The facility will absorb the operations of IFC’s two existing technical assistance programmes in the region, in consultation with current donors. These are the North Africa Enterprise Development (NAED) facility, which covers Algeria, Egypt, and Morocco, and mandated to cover the small and medium enterprises, and the Private Enterprise Partnership for the Middle East (PEP-ME), which covers Afghanistan, Iraq, West Bank and Gaza and Yemen.


The new PEP-MENA facility, headquartered in Cairo is earmarked to receive start-up funding of US$20mn from IFC for three years. PEP-MENA will be able to cover all countries in the Middle East and North Africa region; stretching as far west as Morocco, to Pakistan in the east.
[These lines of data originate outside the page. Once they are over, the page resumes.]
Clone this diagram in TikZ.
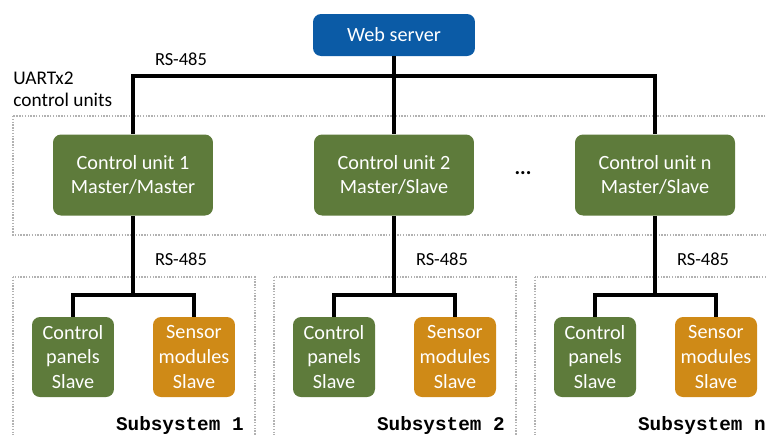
\documentclass[tikz,border=0pt]{standalone}
\usepackage{fontspec}
\setmainfont{Carlito}
\setmonofont{Liberation Mono}
\usepackage{xcolor}
\usetikzlibrary{arrows.meta,positioning}
\definecolor{unitgreen}{HTML}{5E7B3B}
\definecolor{webblue}{HTML}{0B5BA6}
\definecolor{sensorange}{HTML}{CF8A17}
\tikzset{
  box/.style={rounded corners=0.16cm,text=white,align=center,inner sep=0pt,
    font=\fontsize{11.5}{14}\selectfont},
  unitbox/.style={box,fill=unitgreen,minimum width=3.2cm,minimum height=1.62cm},
  slavebox/.style={box,minimum width=1.64cm,minimum height=1.6cm},
  groupbox/.style={draw=gray!60,line width=0.7pt,dash pattern=on 0.8pt off 0.8pt},
  bus/.style={line width=1.8pt},
  lbl/.style={font=\fontsize{10.5}{12.5}\selectfont,inner sep=0pt}
}
\begin{document}
\begin{tikzpicture}[x=0.02cm,y=-0.02cm]
\useasboundingbox (0,0) rectangle (766,434);
%% control units
\draw[groupbox](13,116) rectangle (772,235);
\node[lbl,font=\fontsize{11}{12.5}\selectfont,align=left,anchor=west] (uart) at (13,89) {UARTx2\\control units};
\node[box,fill=webblue,minimum width=3.24cm,minimum height=0.84cm] (web) at (394,35) {Web server};
\node[unitbox] (cu1) at (133,175) {Control unit 1\\Master/Master};
\node[unitbox] (cu2) at (394,175) {Control unit 2\\Master/Slave};
\node[unitbox] (cun) at (655,175) {Control unit n\\Master/Slave};
\node[font=\bfseries\large] (dots) at (523,173) {...};
\coordinate (top) at (394,76);
\node[lbl] (rs0) at (181,59) {RS-485};
\draw[bus](cu1.north)|-(top)-|(cun.north);
\draw[bus](web)--(cu2);
%% subsystems
\foreach \c/\n/\u in {133/1/cu1,394/2/cu2,655/n/cun}{
  \draw[groupbox](\c-120,277) rectangle (\c+122,440);
  \node[slavebox,fill=unitgreen] (cp\n) at (\c-60,357) {Control\\panels\\Slave};
  \node[slavebox,fill=sensorange] (sm\n) at (\c+61,357) {Sensor\\modules\\Slave};
  \coordinate (b\n) at (\c,295);
  \draw[bus](\u)--(b\n);
  \draw[bus](cp\n.north)|-(b\n)-|(sm\n.north);
  \node[lbl] (rs\n) at (\c+48,259) {RS-485};
  \node[anchor=east,inner sep=0pt,font=\ttfamily\bfseries\fontsize{11}{13}\selectfont] (sub\n) at (\c+111,425) {Subsystem \n};
}
\end{tikzpicture}
\end{document}
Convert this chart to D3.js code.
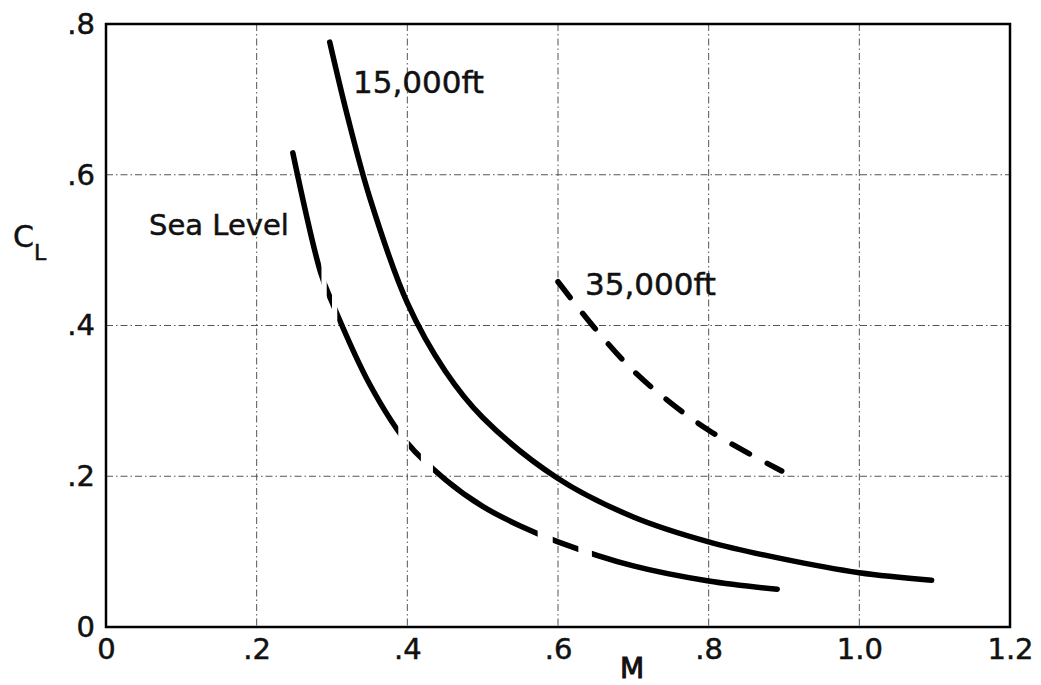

PEP-MENA will also provide a larger menu of technical assistance activities than its predecessors. The new facility will center on improving the business enabling and regulatory environment, strengthening the financial sector, harnessing the growth of small and medium size enterprises and their support services such as business organizations and consulting firms, helping restructure and privatise state-owned enterprises, and developing viable private sector and public-private partnership projects, especially in infrastructure. PEP-MENA is expected to seek up to US$80mn in additional contributions from other donors, and its operations began on October 1.


Peter Woicke, executive vice-president says: “Bolstering private sector development throughout the Middle East and North Africa is key not only to generate much needed investment and technology inflows, but most importantly to create more job opportunities for the young people of the region.”


He adds: “IFC’s technical assistance operations in the Middle East and North Africa region will draw on its knowledge of the region, will replicate the successful programmes launched by NAED, and will also benefit from the approaches that IFC has used very effectively elsewhere.”